Je constate, par ailleurs, qu’aucun crédit n’est provisionné pour que la Ville de Paris puisse exercer son droit de préemption sur la salle Pleyel qui doit être vendue prochainement. Et pourtant, la salle Pleyel est indispensable à notre vie musicale et, tout spécialement, à l’Orchestre de Paris.
Dans le même esprit, qu’en est-il de la Gaîté lyrique pour laquelle nous ne bénéficions d’aucune information alors qu’une subvention de 250.000 F avait été versée, l’année dernière, à une association de préfiguration ?
Ce qui vaut pour la musique classique est également valable pour les musiques actuelles lorsque l’on constate que l’Erotika, ex-3 Baudets, est toujours fermé et que le Palace est en ce moment mis aux enchères.
De même, je suis à nouveau amené à déplorer le manque cruel de lieux de travail et de répétition pour les compagnies théâtrales et chorégraphiques et les groupes musicaux. Votre inertie en ce domaine nous coûte cher puisqu’année après année, les créateurs désertent Paris.
Je souhaiterais ainsi illustrer mon propos en citant le magazine de la Région Champagne-Ardenne. Je lis :  » selon un système de convention, des artistes de toutes disciplines, choisis sur dossier, sont accueillis pour plusieurs mois en résidence. Ils sont logés et reçoivent une bourse de l’Office régional culturel Champagne-Ardenne, destinée à les dégager de tous soucis. A charge pour eux de créer une oeuvre et de s’insérer dans le milieu local en faisant partager leur démarche, notamment auprès des jeunes « .
Cet article intitulé  » des artistes venus d’ailleurs  » évoquait ainsi la résidence de trois compagnies parisiennes : le Marietta secret, la compagnie Cré-Ange et le Vardarman. C’est donc de la place de l’Artiste dans la Ville dont il est malheureusement toujours question.

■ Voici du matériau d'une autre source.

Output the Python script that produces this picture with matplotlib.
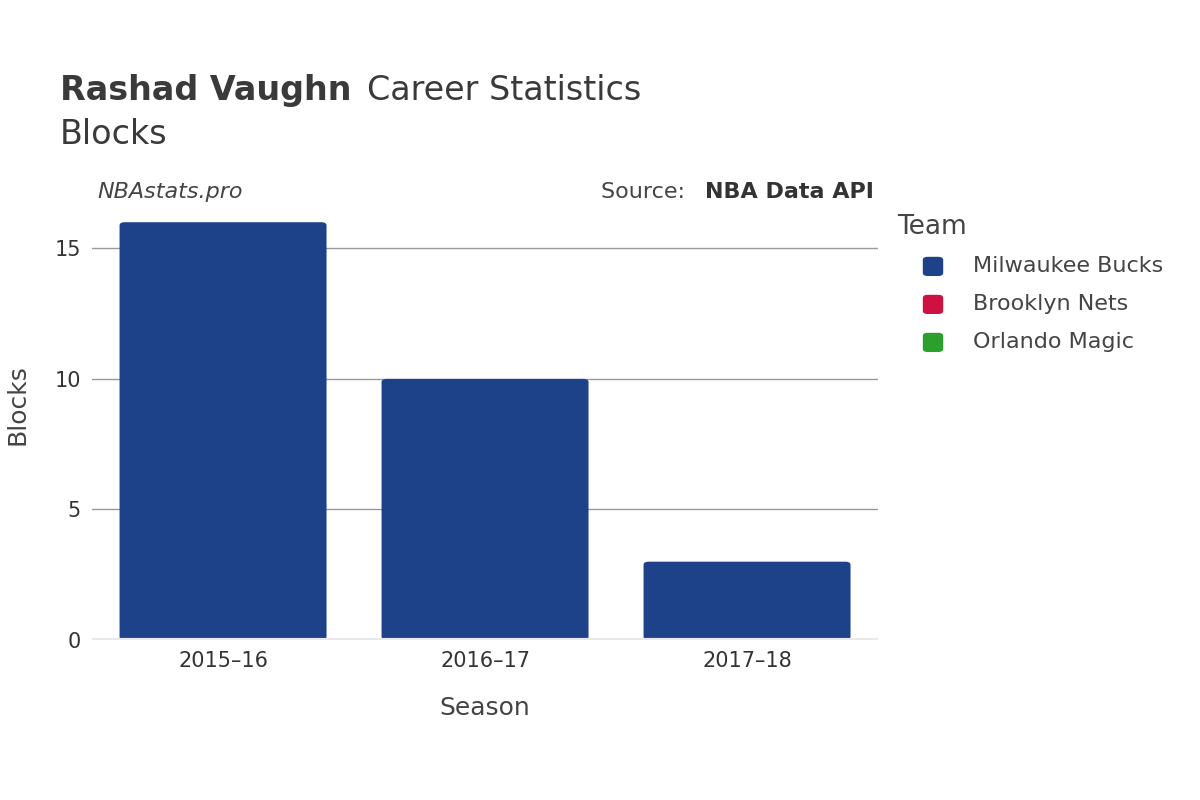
import matplotlib
matplotlib.use("Agg")
import matplotlib.pyplot as plt
from matplotlib.patches import FancyBboxPatch

seasons = ["2015–16", "2016–17", "2017–18"]
teams = ["Milwaukee Bucks", "Brooklyn Nets", "Orlando Magic"]
team_colors = ["#1d428a", "#ce1141", "#2ca02c"]
bucks_blocks = [16, 10, 3]
nets_blocks = [0, 0, 0]
magic_blocks = [0, 0, 0]
yticks = [0, 5, 10, 15]

fig = plt.figure(figsize=(12, 8), dpi=100)
ax = fig.add_axes([0.0767, 0.2, 0.655, 0.5875])
x = list(range(len(seasons)))
w = 0.79
ax.set_xlim(-0.5, 2.5)
ax.set_ylim(0, 18)
for xi, v in zip(x, bucks_blocks):
    p = FancyBboxPatch((xi - w / 2, 0), w, v, boxstyle="round,pad=0,rounding_size=0.02",
                       mutation_aspect=6, facecolor=team_colors[0], edgecolor="none", zorder=3)
    ax.add_patch(p)
ax.set_yticks(yticks)
ax.set_xticks(x)
ax.set_xticklabels(seasons)
ax.grid(axis="y", color="#999999", linewidth=1, zorder=0)
ax.axhline(0, color="#e8e8ee", linewidth=3, zorder=4)
for s in ax.spines.values():
    s.set_visible(False)
ax.tick_params(length=0, labelsize=15, colors="#333333", pad=8)
ax.set_xlabel("Season", fontsize=18, color="#444444", labelpad=18)
ax.set_ylabel("Blocks", fontsize=18, color="#444444", labelpad=18)

fig.text(0.05, 0.875, "Rashad Vaughn", fontsize=24, fontweight="bold", color="#3a3a3a")
fig.text(0.306, 0.875, "Career Statistics", fontsize=24, color="#3a3a3a")
fig.text(0.05, 0.82, "Blocks", fontsize=24, color="#3a3a3a")
fig.text(0.081, 0.752, "NBAstats.pro", fontsize=16, style="italic", color="#444444")
fig.text(0.728, 0.752, "Source: ", fontsize=16, color="#444444", ha="right")
fig.text(0.728, 0.752, "NBA Data API", fontsize=16, fontweight="bold", color="#333333", ha="right")
# fix source layout: put "Source:" before bold part
fig.texts[-2].set_position((0.577, 0.752)); fig.texts[-2].set_ha("right")

fig.text(0.748, 0.708, "Team", fontsize=19, color="#444444")
for i, (t, c) in enumerate(zip(teams, team_colors)):
    y = 0.667 - i * 0.0475
    fig.patches.append(FancyBboxPatch((0.769, y - 0.012), 0.017, 0.024,
                                      boxstyle="round,pad=0,rounding_size=0.004",
                                      transform=fig.transFigure, facecolor=c, edgecolor="none"))
    fig.text(0.811, y, t, fontsize=16, color="#444444", va="center")

fig.savefig("out.png", dpi=100)
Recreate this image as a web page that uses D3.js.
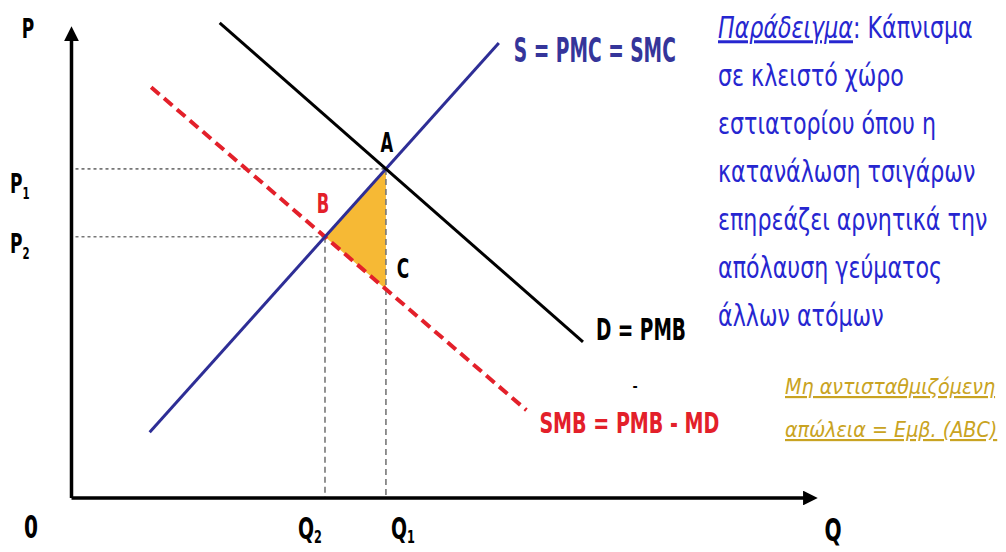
<!DOCTYPE html>
<html><head><meta charset="utf-8">
<script src="https://cdn.jsdelivr.net/npm/d3@7"></script>
<style>
html,body{margin:0;padding:0;background:#fff;}
svg{display:block;}
</style></head>
<body>
<svg id="c" width="1006" height="552"></svg>
<script>
// ---- data (chart units: Q and P on 0..100) ----
const supplyQ = [10.5, 57.4];
const supplyP = [14.0, 96.8];
const demandQ = [19.9, 68.7];
const demandP = [101.1, 33.2];
const smbQ = [10.7, 61.1];
const smbP = [87.4, 18.7];
const curveLabels = ["S = PMC = SMC", "D = PMB", "SMB = PMB - MD"];
const pointLabels = ["A", "B", "C"];
const textLines = ["σε κλειστό χώρο", "εστιατορίου όπου η", "κατανάλωση τσιγάρων",
                   "επηρεάζει αρνητικά την", "απόλαυση γεύματος", "άλλων ατόμων"];
const lossLines = ["Μη αντισταθμιζόμενη", "απώλεια = Εμβ. (ABC)"];

const svg = d3.select("#c");
const x = d3.scaleLinear().domain([0, 100]).range([71.5, 816]);
const y = d3.scaleLinear().domain([0, 100]).range([498, 28]);
const F = "'DejaVu Sans Condensed','DejaVu Sans',sans-serif";

function lineFn(qs, ps) {
  const m = (ps[1] - ps[0]) / (qs[1] - qs[0]);
  return q => ps[0] + m * (q - qs[0]);
}
function intersect(q1, p1, q2, p2) {
  const m1 = (p1[1] - p1[0]) / (q1[1] - q1[0]);
  const m2 = (p2[1] - p2[0]) / (q2[1] - q2[0]);
  const b1 = p1[0] - m1 * q1[0], b2 = p2[0] - m2 * q2[0];
  const q = (b2 - b1) / (m1 - m2);
  return [q, m1 * q + b1];
}
const A = intersect(supplyQ, supplyP, demandQ, demandP);
const B = intersect(supplyQ, supplyP, smbQ, smbP);
const C = [A[0], lineFn(smbQ, smbP)(A[0])];

// triangle ABC
svg.append("path")
  .attr("d", d3.line().x(d => x(d[0])).y(d => y(d[1]))([A, B, C]) + "Z")
  .attr("fill", "#f6b935");

// guide lines
const g = svg.append("g").attr("stroke", "#777").attr("stroke-width", 1.6).attr("fill", "none");
g.append("line").attr("x1", x(0) + 4).attr("x2", x(A[0])).attr("y1", y(A[1])).attr("y2", y(A[1])).attr("stroke-dasharray", "3,3");
g.append("line").attr("x1", x(0) + 4).attr("x2", x(B[0])).attr("y1", y(B[1])).attr("y2", y(B[1])).attr("stroke-dasharray", "3,3");
g.append("line").attr("x1", x(A[0])).attr("x2", x(A[0])).attr("y1", y(A[1])).attr("y2", y(0)).attr("stroke-dasharray", "6,4");
g.append("line").attr("x1", x(B[0])).attr("x2", x(B[0])).attr("y1", y(B[1])).attr("y2", y(0)).attr("stroke-dasharray", "6,4");

// curves
svg.append("line").attr("x1", x(smbQ[0])).attr("y1", y(smbP[0])).attr("x2", x(smbQ[1])).attr("y2", y(smbP[1]))
  .attr("stroke", "#e3202a").attr("stroke-width", 4).attr("stroke-dasharray", "11,6");
svg.append("line").attr("x1", x(supplyQ[0])).attr("y1", y(supplyP[0])).attr("x2", x(supplyQ[1])).attr("y2", y(supplyP[1]))
  .attr("stroke", "#2e2e96").attr("stroke-width", 3);
svg.append("line").attr("x1", x(demandQ[0])).attr("y1", y(demandP[0])).attr("x2", x(demandQ[1])).attr("y2", y(demandP[1]))
  .attr("stroke", "#000").attr("stroke-width", 3);

// axes
svg.append("defs").append("marker").attr("id", "arr").attr("viewBox", "0 0 10 10")
  .attr("refX", 2).attr("refY", 5).attr("markerWidth", 4.2).attr("markerHeight", 4.2)
  .attr("orient", "auto").append("path").attr("d", "M0,0L10,5L0,10Z").attr("fill", "#000");
svg.append("path").attr("d", `M${x(0)},${y(0)}L${x(0)},${y(100) + 10}`)
  .attr("stroke", "#000").attr("stroke-width", 3.5).attr("fill", "none").attr("marker-end", "url(#arr)");
svg.append("path").attr("d", `M${x(0)},${y(0)}L${x(100) - 10},${y(0)}`)
  .attr("stroke", "#000").attr("stroke-width", 3.5).attr("fill", "none").attr("marker-end", "url(#arr)");

// narrow bold label helper (text is horizontally condensed like the reference)
const SX = 0.7;
function lab(t, px, py, opts = {}) {
  const el = svg.append("text")
    .attr("transform", `translate(${px},${py}) scale(${opts.sx || SX},1)`)
    .attr("font-family", F).attr("font-weight", "bold").attr("font-size", opts.size || 28)
    .attr("fill", opts.fill || "#000").attr("text-anchor", opts.anchor || "middle");
  el.append("tspan").text(t);
  if (opts.sub) el.append("tspan").text(opts.sub).attr("font-size", (opts.size || 28) * 0.6).attr("dy", opts.dy || 6);
  if (opts.width) {
    const w = el.node().getComputedTextLength();
    el.attr("transform", `translate(${px},${py}) scale(${opts.width / w},1)`);
  }
  return el;
}
lab("P", 28, 38, { size: 27 });
lab("0", 31, 538, { size: 32 });
lab("Q", 833, 541, { size: 32 });
lab("P", 10, 193, { size: 27, sub: "1", anchor: "start" });
lab("P", 10, 253, { size: 27, sub: "2", anchor: "start" });
lab("Q", x(B[0]) - 27, 539, { size: 30, sub: "2", anchor: "start", dy: 4 });
lab("Q", x(A[0]) + 5, 539, { size: 30, sub: "1", anchor: "start", dy: 4 });

// point labels
lab(pointLabels[0], x(A[0]) + 1, y(A[1]) - 17, { size: 26 });
lab(pointLabels[1], x(B[0]) - 2, y(B[1]) - 24, { size: 26, fill: "#e3202a" });
lab(pointLabels[2], x(A[0]) + 17, y(C[1]) - 11, { size: 27 });

// curve labels
lab(curveLabels[0], x(supplyQ[1]) + 15, y(supplyP[1]) + 19, { size: 33, anchor: "start", fill: "#35359a", width: 162 });
lab(curveLabels[1], x(demandQ[1]) + 13, y(demandP[1]) - 2, { size: 31, anchor: "start", width: 90 });
lab(curveLabels[2], x(smbQ[1]) + 13, y(smbP[1]) + 23, { size: 29, anchor: "start", fill: "#e3202a", width: 180 });
svg.append("text").attr("x", 635).attr("y", 391).text("-").attr("font-family", F).attr("font-weight", "bold")
  .attr("font-size", 14).attr("text-anchor", "middle");

// example text
const TF = "'DejaVu Sans',sans-serif";
const blue = "#2626d0";
const FS = 30, TSX = 0.74;
function gText(yy) {
  return svg.append("text").attr("transform", `translate(718,${yy}) scale(${TSX},1)`)
    .attr("font-family", TF).attr("font-size", FS).attr("fill", blue);
}
const t0 = gText(38);
t0.append("tspan").text("Παράδειγμα").attr("font-style", "italic").attr("text-decoration", "underline");
t0.append("tspan").text(": Κάπνισμα");
textLines.forEach((s, i) => { gText(38 + 48 * (i + 1)).text(s); });
lossLines.forEach((s, i) => {
  svg.append("text").attr("transform", `translate(785,${394 + 43 * i}) scale(0.99,1)`).text(s)
    .attr("font-family", F).attr("font-size", 21.5).attr("font-style", "italic")
    .attr("text-decoration", "underline").attr("fill", "#c9a322");
});
</script>
</body></html>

Je terminerai mon intervention en évoquant brièvement les crédits de fonctionnement. La brièveté s’impose, hélas, pour évoquer votre politique des subventions culturelles qui diminuent officiellement, hors inflation, de 2,26 %, ce chiffre étant valable évidemment avant la lettre rectificative qui nous a été communiquée, ce matin.
La règle à calcul a fonctionné à nouveau sans la moindre imagination et sans que des priorités soient dégagées.
La fermeture du Châtelet, dans trois mois, a logiquement permis une  » économie  » de 25 millions de francs, 26 millions depuis aujourd’hui. On aurait pu naïvement penser que ces crédits resteraient culturels et seraient redéployés de façon pertinente.
Comme il reste cependant pour le Châtelet une subvention qui s’élève à 74 millions de francs, je souhaiterais savoir quelles actions culturelles  » hors les murs  » le Théâtre musical de Paris va mener en direction de son public parisien, à l’exemple de ce que fait actuellement le centre Georges-Pompidou, lui aussi en pleine rénovation.
Il est vrai que je ne serais pas obligé de saisir ce débat budgétaire pour vous interroger de la sorte, si vous aviez tenu votre promesse, faite il y a deux ans maintenant, d’une représentation de l’opposition municipale au sein du Conseil d’administration du T.M.P.
Je crains, Monsieur le Maire, et ce sera le mot de la fin, que les forces de la création qui sont aussi celles du changement ne se rappellent, un jour ou l’autre, à votre bon souvenir, car nous savons bien qu’en France, on ne gère jamais la Culture à courte vue, sans risque.

(Applaudissements sur les bancs des groupes socialiste, du Mouvement des citoyens et communiste).